Fractional quantum Hall states by Feynman's diagrammatic expansion

TL;DR

This paper demonstrates that Feynman's diagrammatic expansion, combined with Monte Carlo methods, can reliably describe fractional quantum Hall states and their spectral properties directly from electronic interactions.

Contribution

It introduces a controlled diagrammatic Monte Carlo approach to study FQH states from first principles, showing the emergence of incompressible states and spectral gaps.

Findings

Observation of the 1/3-filled incompressible state at low temperature

Spectral properties indicating an energy gap at 1/3-filling

Results consistent with pseudogapped behavior at 1/2-filling

Abstract

The fractional quantum Hall (FQH) effect arises from strong electron correlations in a quantising magnetic field, and features exotic emergent phenomena such as electron fractionalisation. Using the diagrammatic Monte Carlo approach with the combinatorial summation (CoS) algorithm, we obtain results with controlled accuracy for the microscopic model of interacting electrons in the lowest Landau level (LLL) in the thermodynamic limit. Starting from the macroscopically degenerate LLL at finite temperature, including interactions order by order, and applying a controlled resummation to the resulting series, we observe the emergence of the incompressible 1/3-filled state as the temperature is lowered.
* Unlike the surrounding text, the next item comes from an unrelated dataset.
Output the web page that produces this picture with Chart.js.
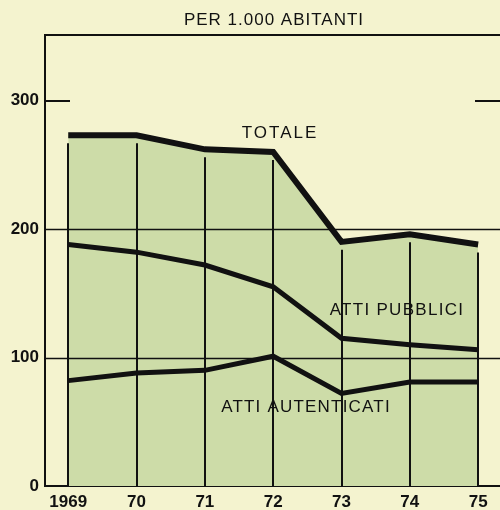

By analysing the long-time decay of the Green's function, we find spectral properties consistent with an energy gap at 1/3-filling, whereas at 1/2-filling our results are consistent with the pseudogapped behaviour previously observed experimentally and suggested theoretically. Our work provides the first demonstration that fractionalised phases of matter can be reliably described with Feynman's diagrammatic technique in terms of the fundamental electronic degrees of freedom, while also showing applicability of expansions in the bare Coulomb potential for precision calculations.